The new law closes that “loophole” by requiring homeowners to pay taxes on gains made from the sale of a second home to reflect the portion of time the home was not used as a principal residence (e.g, vacation or rental property). The amount taxed will be based on the portion of the time during which the taxpayer owned the home that the house was used as a vacation home or rented out. The rest of the gain remains eligible for the up-to-$500,000 exclusion, as long as the two-out-of-five year usage and ownership tests are met. The new law in effect reduces the exclusion based on the ratio of years of use as a principal residence to the total time of ownership. For example, if a taxpayer owned a vacation home for ten years, but lived in it as a principal residence only for the final two years prior to sale, the maximum available exclusion would be reduced by four-fifths. Accordingly, a $400,000 gain on the sale that would be eligible for the full exclusion under pre-Act law would be reduced by four-fifths, to $80,000.
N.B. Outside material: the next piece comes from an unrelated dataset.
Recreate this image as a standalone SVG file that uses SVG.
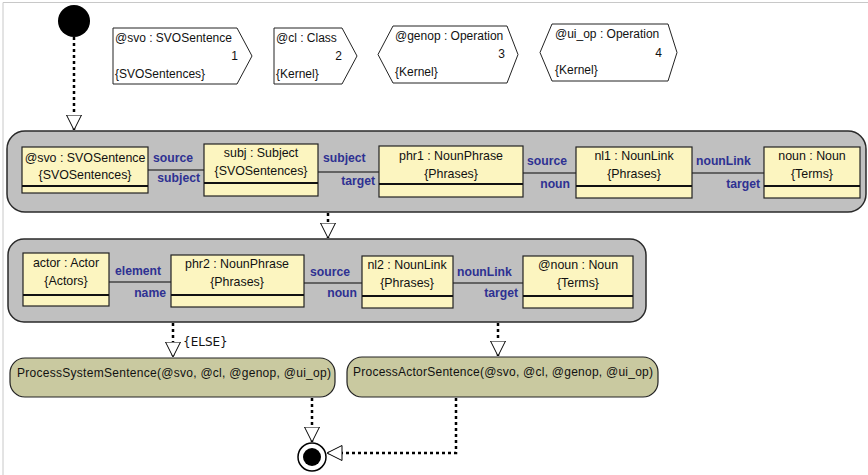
<svg xmlns="http://www.w3.org/2000/svg" width="868" height="475" viewBox="0 0 868 475">
<style>
  text { font-family: "Liberation Sans", Arial, sans-serif; font-size: 12px; fill: #111; }
  .c { text-anchor: middle; font-size: 12.4px; }
  .e { text-anchor: end; }
  .role { font-weight: bold; fill: #2e3192; font-size: 12.2px; }
  .param { fill: #fff; stroke: #222; stroke-width: 1; }
  .frag { fill: #c0c0c0; stroke: #2a2a2a; stroke-width: 1.5; }
  .obj { fill: #fcf5c0; stroke: #222; stroke-width: 1.2; }
  .sep { stroke: #111; stroke-width: 2; }
  .assoc { stroke: #444; stroke-width: 1.5; fill: none; }
  .act { fill: #c9c9a0; stroke: #222; stroke-width: 1.2; }
  .flow { stroke: #000; stroke-width: 2.5; stroke-dasharray: 3 3; fill: none; marker-end: url(#tri); }
</style>
<defs>
  <marker id="tri" markerUnits="userSpaceOnUse" viewBox="0 0 16 16" refX="15.5" refY="8" markerWidth="16" markerHeight="16" orient="auto">
    <path d="M0.5,0.5 L15.5,8 L0.5,15.5 Z" fill="#fff" stroke="#000" stroke-width="1"/>
  </marker>
</defs>
<rect width="868" height="475" fill="#fff"/>
<path d="M3,475 L3,2.5 L868,2.5" fill="none" stroke="#c8c8c8" stroke-width="1"/>

<g id="initial">
  <circle cx="74" cy="21" r="16" fill="#000"/>
</g>

<g id="param-svo">
  <path class="param" d="M113,28 L237,28 L252,56 L237,84 L113,84 Z"/>
  <text x="115" y="42">@svo : SVOSentence</text>
  <text x="238" y="60" class="e">1</text>
  <text x="115" y="78">{SVOSentences}</text>
</g>
<g id="param-cl">
  <path class="param" d="M274,28 L342,28 L357,56 L342,84 L274,84 Z"/>
  <text x="276" y="42">@cl : Class</text>
  <text x="342" y="60" class="e">2</text>
  <text x="276" y="78">{Kernel}</text>
</g>
<g id="param-genop">
  <path class="param" d="M378,54.5 L393,26 L507,26 L518,54.5 L507,83 L393,83 Z"/>
  <text x="395" y="40">@genop : Operation</text>
  <text x="505" y="58" class="e">3</text>
  <text x="395" y="76">{Kernel}</text>
</g>
<g id="param-uiop">
  <path class="param" d="M540,52.5 L552,24 L668,24 L677,52.5 L668,81 L552,81 Z"/>
  <text x="555" y="38">@ui_op : Operation</text>
  <text x="662" y="57" class="e">4</text>
  <text x="555" y="74">{Kernel}</text>
</g>

<g id="fragment1">
  <rect class="frag" x="7" y="131" width="859" height="81" rx="18" ry="18"/>
</g>
<g id="fragment2">
  <rect class="frag" x="8" y="239" width="638" height="83" rx="16" ry="16"/>
</g>

<g id="connectors">
  <line class="assoc" x1="148" y1="170" x2="204" y2="170"/>
  <line class="assoc" x1="318" y1="172" x2="379" y2="172"/>
  <line class="assoc" x1="523" y1="173" x2="576" y2="173"/>
  <line class="assoc" x1="692" y1="173" x2="764" y2="173"/>
  <line class="assoc" x1="109" y1="282" x2="171" y2="282"/>
  <line class="assoc" x1="304" y1="283" x2="362" y2="283"/>
  <line class="assoc" x1="453" y1="283" x2="523" y2="283"/>

  <text class="role" x="153" y="162">source</text>
  <text class="role e" x="200" y="182">subject</text>
  <text class="role" x="323" y="162">subject</text>
  <text class="role e" x="375" y="185">target</text>
  <text class="role" x="527" y="165">source</text>
  <text class="role e" x="570" y="188">noun</text>
  <text class="role" x="696" y="165">nounLink</text>
  <text class="role e" x="760" y="188">target</text>
  <text class="role" x="115" y="275">element</text>
  <text class="role e" x="166" y="297">name</text>
  <text class="role" x="310" y="276">source</text>
  <text class="role e" x="357" y="297">noun</text>
  <text class="role" x="457" y="276">nounLink</text>
  <text class="role e" x="518" y="297">target</text>

  <path class="flow" d="M74,37 L74,130"/>
  <path class="flow" d="M328,213 L328,238"/>
  <path class="flow" d="M173,323 L173,357"/>
  <path class="flow" d="M498,323 L498,356"/>
  <path class="flow" d="M312,398 L312,442"/>
  <path class="flow" d="M456,398 L456,453 L327,453"/>
  <text x="183" y="346" style="font-family:'DejaVu Sans',sans-serif;font-size:12px">{ELSE}</text>
</g>

<g id="obj-svo">
  <rect class="obj" x="22" y="147" width="126" height="46"/>
  <line class="sep" x1="22" y1="186" x2="148" y2="186" stroke="#555"/>
  <text class="c" x="85" y="162">@svo : SVOSentence</text>
  <text class="c" x="85" y="179">{SVOSentences}</text>
</g>
<g id="obj-subj">
  <rect class="obj" x="204" y="144" width="114" height="52"/>
  <line class="sep" x1="204" y1="183" x2="318" y2="183"/>
  <text class="c" x="261" y="157">subj : Subject</text>
  <text class="c" x="261" y="175">{SVOSentences}</text>
</g>
<g id="obj-phr1">
  <rect class="obj" x="379" y="146" width="144" height="51"/>
  <line class="sep" x1="379" y1="184" x2="523" y2="184" stroke="#555"/>
  <text class="c" x="451" y="160">phr1 : NounPhrase</text>
  <text class="c" x="451" y="178">{Phrases}</text>
</g>
<g id="obj-nl1">
  <rect class="obj" x="576" y="147" width="116" height="51"/>
  <line class="sep" x1="576" y1="186" x2="692" y2="186" stroke="#555"/>
  <text class="c" x="634" y="160">nl1 : NounLink</text>
  <text class="c" x="634" y="178">{Phrases}</text>
</g>
<g id="obj-noun">
  <rect class="obj" x="764" y="147" width="96" height="51"/>
  <line class="sep" x1="764" y1="186" x2="860" y2="186" stroke="#555"/>
  <text class="c" x="812" y="160">noun : Noun</text>
  <text class="c" x="812" y="178">{Terms}</text>
</g>

<g id="obj-actor">
  <rect class="obj" x="23" y="253" width="86" height="53"/>
  <line class="sep" x1="23" y1="295" x2="109" y2="295" stroke="#555"/>
  <text class="c" x="66" y="267">actor : Actor</text>
  <text class="c" x="66" y="285">{Actors}</text>
</g>
<g id="obj-phr2">
  <rect class="obj" x="171" y="255" width="133" height="52"/>
  <line class="sep" x1="171" y1="295" x2="304" y2="295"/>
  <text class="c" x="237" y="268">phr2 : NounPhrase</text>
  <text class="c" x="237" y="286">{Phrases}</text>
</g>
<g id="obj-nl2">
  <rect class="obj" x="362" y="256" width="91" height="52"/>
  <line class="sep" x1="362" y1="296" x2="453" y2="296"/>
  <text class="c" x="407" y="269">nl2 : NounLink</text>
  <text class="c" x="407" y="287">{Phrases}</text>
</g>
<g id="obj-atnoun">
  <rect class="obj" x="523" y="256" width="110" height="52"/>
  <line class="sep" x1="523" y1="296" x2="633" y2="296"/>
  <text class="c" x="578" y="269">@noun : Noun</text>
  <text class="c" x="578" y="287">{Terms}</text>
</g>

<g id="process-system">
  <rect class="act" x="10" y="358" width="325" height="39" rx="15" ry="15"/>
  <text x="17" y="377" textLength="314" lengthAdjust="spacing">ProcessSystemSentence(@svo, @cl, @genop, @ui_op)</text>
</g>
<g id="process-actor">
  <rect class="act" x="347" y="357" width="311" height="40" rx="15" ry="15"/>
  <text x="353" y="376" textLength="300" lengthAdjust="spacing">ProcessActorSentence(@svo, @cl, @genop, @ui_op)</text>
</g>

<g id="final">
  <circle cx="312" cy="457" r="14" fill="#fff" stroke="#000" stroke-width="1.5"/>
  <circle cx="312" cy="457" r="9" fill="#000"/>
</g>
</svg>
The good news for current owners of second homes is that the new law is not retroactive. The tightening applies only to sales after 2008. Additionally, any periods of personal or rental use before 2009 are ignored for purposes of the provision. The new law does not change the rule that allows homeowners to take advantage of the homesale exclusion every two years. Taxpayers can still “home hop” with full tax exclusion if they only own one home at a time. Moreover, the taxpayer still qualifies for capital gain treatment on the amount of gain that cannot be excluded.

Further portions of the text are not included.